Our team of Hall of Famers and guest writers are offering regular contributions throughout the 2023/24 Fantasy Premier League (FPL) campaign. Here, former champion Simon March wonders whether there are advantages to burning a free transfer.
Going into Gameweek 6, I had two free transfers and seemingly few viable options for how to use them. In the end, I chose to switch Aston Villa’s Ollie Watkins (£8.4m) who, at that point, had been goalless this season, to Manchester City’s Julian Alvarez (£7.1m) – someone who could not stop scoring and was about to face Nottingham Forest at home.
In retrospect, what happened next was probably always obvious. Alvarez eventually stopped scoring, whereas Watkins – with objectively more difficult fixtures – grabbed four goals, two assists and six bonus points in his next two matches.
Residual fondness for what remains of my sanity prevents me from working out the exact points loss incurred as a result of that one move. But what hurts most is that I didn’t even want to sell Watkins in the first place. In fact, I brought him straight back in afterwards. Yet I believed my options were to either make this move or do the unthinkable – ‘burn’ (i.e. waste) a transfer.
Given how this particular scenario worked out, it left me wondering: is it ever worth burning a transfer?
Transfers are the Goal Difference of FPL
Let’s start with the key benefit of burning a transfer. As the FPL rules state: ‘In the event of a tie between teams, the team who has made the least amount of [non-wildcard] transfers will be positioned higher.’
Consequently, in a week where you don’t use one, this inaction alone should contribute to a moderate rank boost. At the end of the season, making fewer transfers than your rivals could be what wins a mini-league or secures a top 10k finish.
With over 10 million managers around, such small actions can yield big differences in terms of rank. It follows, therefore, that burning a transfer should help improve your chances when it comes to final ranking.

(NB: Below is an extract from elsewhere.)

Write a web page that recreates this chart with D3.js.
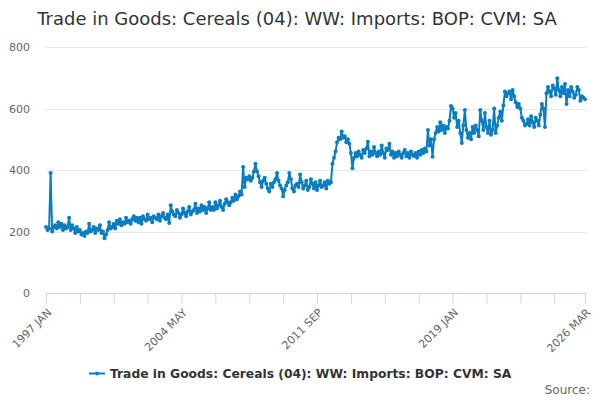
<!DOCTYPE html>
<html>
<head>
<meta charset="utf-8">
<script src="https://cdn.jsdelivr.net/npm/d3@7"></script>
<style>
    body { margin: 0; background: #fff; }
    svg { font-family: "DejaVu Sans", sans-serif; }
</style>
</head>
<body>
<script>
//chart text
var title = "Trade in Goods: Cereals (04): WW: Imports: BOP: CVM: SA";
var seriesName = "Trade in Goods: Cereals (04): WW: Imports: BOP: CVM: SA";

//month names used for category labels
var monthNames = ["JAN", "FEB", "MAR", "APR", "MAY", "JUN", "JUL", "AUG", "SEP", "OCT", "NOV", "DEC"];
var firstYear = 1997;

//monthly values, one row per year
var values1997 = [215, 205, 210, 390, 200, 215, 220, 210, 230, 215, 225, 205];
var values1998 = [220, 210, 215, 245, 205, 220, 210, 195, 215, 200, 205, 190];
var values1999 = [195, 185, 200, 195, 225, 200, 205, 215, 195, 210, 205, 220];
var values2000 = [195, 200, 178, 190, 205, 230, 210, 215, 225, 210, 235, 225];
var values2001 = [240, 220, 230, 225, 245, 230, 235, 225, 240, 250, 235, 245];
var values2002 = [230, 245, 225, 250, 240, 235, 255, 240, 245, 230, 250, 245];
var values2003 = [240, 255, 235, 250, 260, 245, 240, 255, 228, 285, 265, 255];
var values2004 = [250, 270, 260, 245, 255, 275, 260, 250, 265, 280, 255, 265];
var values2005 = [270, 290, 260, 275, 265, 285, 270, 280, 260, 275, 295, 270];
var values2006 = [280, 270, 295, 275, 285, 300, 280, 270, 290, 305, 295, 285];
var values2007 = [295, 310, 300, 320, 305, 315, 330, 320, 410, 345, 375, 370];
var values2008 = [380, 365, 375, 395, 420, 395, 380, 360, 345, 365, 375, 355];
var values2009 = [340, 330, 355, 345, 360, 370, 390, 365, 350, 340, 315, 335];
var values2010 = [350, 360, 390, 370, 340, 330, 350, 355, 345, 385, 360, 340];
var values2011 = [350, 365, 335, 345, 370, 355, 340, 360, 335, 350, 365, 345];
var values2012 = [350, 360, 340, 365, 355, 360, 420, 440, 460, 490, 505, 500];
var values2013 = [525, 505, 510, 490, 500, 485, 455, 406, 440, 455, 445, 460];
var values2014 = [450, 440, 465, 455, 470, 492, 445, 460, 450, 475, 455, 445];
var values2015 = [460, 450, 480, 455, 440, 470, 465, 485, 450, 460, 440, 455];
var values2016 = [445, 460, 450, 440, 455, 465, 445, 455, 440, 460, 450, 445];
var values2017 = [455, 440, 460, 450, 465, 455, 470, 460, 530, 480, 500, 443];
var values2018 = [500, 520, 540, 525, 555, 530, 545, 520, 540, 535, 560, 608];
var values2019 = [600, 570, 585, 540, 560, 520, 488, 545, 595, 530, 505, 520];
var values2020 = [500, 540, 520, 545, 530, 510, 595, 560, 530, 585, 540, 520];
var values2021 = [560, 515, 530, 600, 520, 545, 570, 590, 560, 610, 655, 640];
var values2022 = [650, 655, 630, 660, 640, 620, 605, 615, 600, 570, 560, 545];
var values2023 = [550, 565, 545, 575, 555, 540, 570, 560, 545, 580, 615, 600];
var values2024 = [540, 650, 670, 655, 640, 675, 665, 645, 698, 660, 640, 670];
var values2025 = [650, 680, 615, 660, 640, 670, 655, 635, 645, 670, 660, 625];
var values2026 = [640, 635, 630];

//y axis ticks
var yTicks = [0, 200, 400, 600, 800];

window.onload = function () {
    var w = 600, h = 400;
    var margin = { top: 47, right: 15, bottom: 107, left: 46 };

    //join the yearly rows into one monthly series
    var rows = [values1997, values1998, values1999, values2000, values2001, values2002,
        values2003, values2004, values2005, values2006, values2007, values2008,
        values2009, values2010, values2011, values2012, values2013, values2014,
        values2015, values2016, values2017, values2018, values2019, values2020,
        values2021, values2022, values2023, values2024, values2025, values2026];
    var data = [];
    rows.forEach(function (row, yi) {
        row.forEach(function (v, mi) {
            data.push({ label: (firstYear + yi) + " " + monthNames[mi], value: v });
        });
    });
    var n = data.length;

    var svg = d3.select("body")
        .append("svg")
        .attr("width", w)
        .attr("height", h);

    //category positions on x, value scale on y
    var x = d3.scaleLinear()
        .domain([0, n - 1])
        .range([margin.left, w - margin.right]);
    var y = d3.scaleLinear()
        .domain([0, 800])
        .range([h - margin.bottom, margin.top]);

    //title
    svg.append("text")
        .attr("x", 297)
        .attr("y", 25)
        .attr("text-anchor", "middle")
        .style("font-size", "18px")
        .style("fill", "#333333")
        .text(title);

    //horizontal gridlines
    svg.append("g")
        .selectAll("line")
        .data(yTicks.filter(function (d) { return d > 0; }))
        .enter()
        .append("line")
        .attr("x1", margin.left)
        .attr("x2", w - margin.right + 1)
        .attr("y1", function (d) { return Math.round(y(d)) + 0.5; })
        .attr("y2", function (d) { return Math.round(y(d)) + 0.5; })
        .style("stroke", "#e6e6e6");

    //y axis labels
    var yAxis = d3.axisLeft(y)
        .tickValues(yTicks)
        .tickSize(0)
        .tickPadding(16);
    var yG = svg.append("g")
        .attr("transform", "translate(" + margin.left + ",0)")
        .call(yAxis);
    yG.select(".domain").remove();
    yG.selectAll("text")
        .style("font-size", "11px")
        .style("fill", "#666666")
        .style("font-family", "'DejaVu Sans', sans-serif");

    //x axis: ticks every 22 months, labels every 88 plus the last one
    var tickIdx = d3.range(0, n, 22);
    var labelIdx = [0, 88, 176, 264, n - 1];
    var xAxis = d3.axisBottom(x)
        .tickValues(tickIdx.concat([n - 1]))
        .tickSize(10)
        .tickFormat(function (i) {
            return labelIdx.indexOf(i) >= 0 ? data[i].label : "";
        });
    var xG = svg.append("g")
        .attr("transform", "translate(0," + (Math.round(y(0)) + 0.5) + ")")
        .call(xAxis);
    xG.select(".domain")
        .attr("d", "M" + margin.left + ",0H" + (w - margin.right + 1))
        .style("stroke", "#ccd6eb");
    xG.selectAll(".tick line").style("stroke", "#ccd6eb");
    xG.selectAll(".tick text")
        .style("font-size", "11px")
        .style("fill", "#666666")
        .style("font-family", "'DejaVu Sans', sans-serif")
        .attr("text-anchor", "end")
        .attr("y", 0)
        .attr("dy", "0.35em")
        .attr("transform", "translate(3,17) rotate(-45)");

    //series line and markers
    var color = "#0a7dc2";
    var line = d3.line()
        .x(function (d, i) { return x(i); })
        .y(function (d) { return y(d.value); });
    svg.append("path")
        .datum(data)
        .attr("d", line)
        .style("fill", "none")
        .style("stroke", color)
        .style("stroke-width", 2)
        .style("stroke-linejoin", "round");
    svg.append("g")
        .selectAll("circle")
        .data(data)
        .enter()
        .append("circle")
        .attr("cx", function (d, i) { return x(i); })
        .attr("cy", function (d) { return y(d.value); })
        .attr("r", 2)
        .style("fill", color);

    //legend
    var legend = svg.append("g").attr("transform", "translate(89,378)");
    legend.append("line")
        .attr("x1", 0).attr("x2", 16)
        .attr("y1", -4.5).attr("y2", -4.5)
        .style("stroke", color)
        .style("stroke-width", 2);
    legend.append("circle")
        .attr("cx", 8).attr("cy", -4.5).attr("r", 2)
        .style("fill", color);
    legend.append("text")
        .attr("x", 21)
        .attr("y", 0)
        .style("font-size", "12.3px")
        .style("font-weight", "bold")
        .style("fill", "#333333")
        .text(seriesName);

    //source credit
    svg.append("text")
        .attr("x", 590)
        .attr("y", 394)
        .attr("text-anchor", "end")
        .style("font-size", "12px")
        .style("fill", "#666666")
        .text("Source:");
};
</script>
</body>
</html>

The Downsides of Burning a Transfer
Meanwhile, the problem with burning a transfer is that, every time you do, you’re wasting the opportunity of using what is arguably FPL’s most valuable resource.
More often than not, when we’re struggling to use a transfer, we’re either not being creative enough or looking too short-term in terms of Gameweeks.
When I said that Watkins to Alvarez was my only real option, it probably wasn’t my only option. Maybe I could have gone with something more boring or was too influenced by Gameweek 6’s fixtures, failing to look further down the line.
It was a week where all potential sale options had good fixtures whilst their viable replacements didn’t. Yet perhaps I needed to treat it as more of a ‘portfolio of Gameweeks’, rather than fixating on the immediate one. If the player I brought in had performed better over the next three rounds, would it have really mattered if they underperformed the outgoing player in that first one?
I’m not even sure Watkins to Alvarez in Gameweek 6 should even be considered as a ‘bad’ decision. Clearly it turned out to be one but you can’t judge a decision entirely by its outcome, particularly when the outcome was in such sharp contrast to both what had come previously and what felt realistic at the time.
In a different timeline, that move pays off massively. The fact that it backfired still doesn’t mean that burning a transfer was the right decision, even though hindsight says I would have been undeniably better off by doing so. I hope I’m making sense.
Timing is Everything
So there are pros and cons of burning transfers and the cons are probably more explicit. But what I think might be the key damaging trait is an unwillingness among FPL managers to burn when, all things considered, it is the best available option.
Making a transfer just for the sake of it not only has the potential to backfire immediately – as per my example – but it also forces us to make decisions earlier than we’d ideally like. There are times when we want to make all of our planned changes immediately and there are times when we want to spread them out over time. This might be to target good fixtures, avoid bad ones, verify the sustainability of a player’s form or give a returning player more time to recover from injury.
When we make transfers before we’re ready, we risk upsetting the natural biome of our FPL team in all sorts of negative ways. While we can say that burning a transfer demonstrates a lack of creativity on our part, if we’ve planned our squad well enough, maybe they shouldn’t need creativity.
With all this in mind, perhaps it’s time we saw transfer burning as a viable FPL tactic. Not so much a waste of resources but actually a testament to how well we’d planned our team up to that point.
After all, just because we are granted a free transfer each time and the rules say we need to use or lose one every two Gameweeks, doesn’t mean that this is the ideal rate at which to use them. At the end of the season, when every little advantage counts, burning a transfer could end up being the strategic move that pays off the most.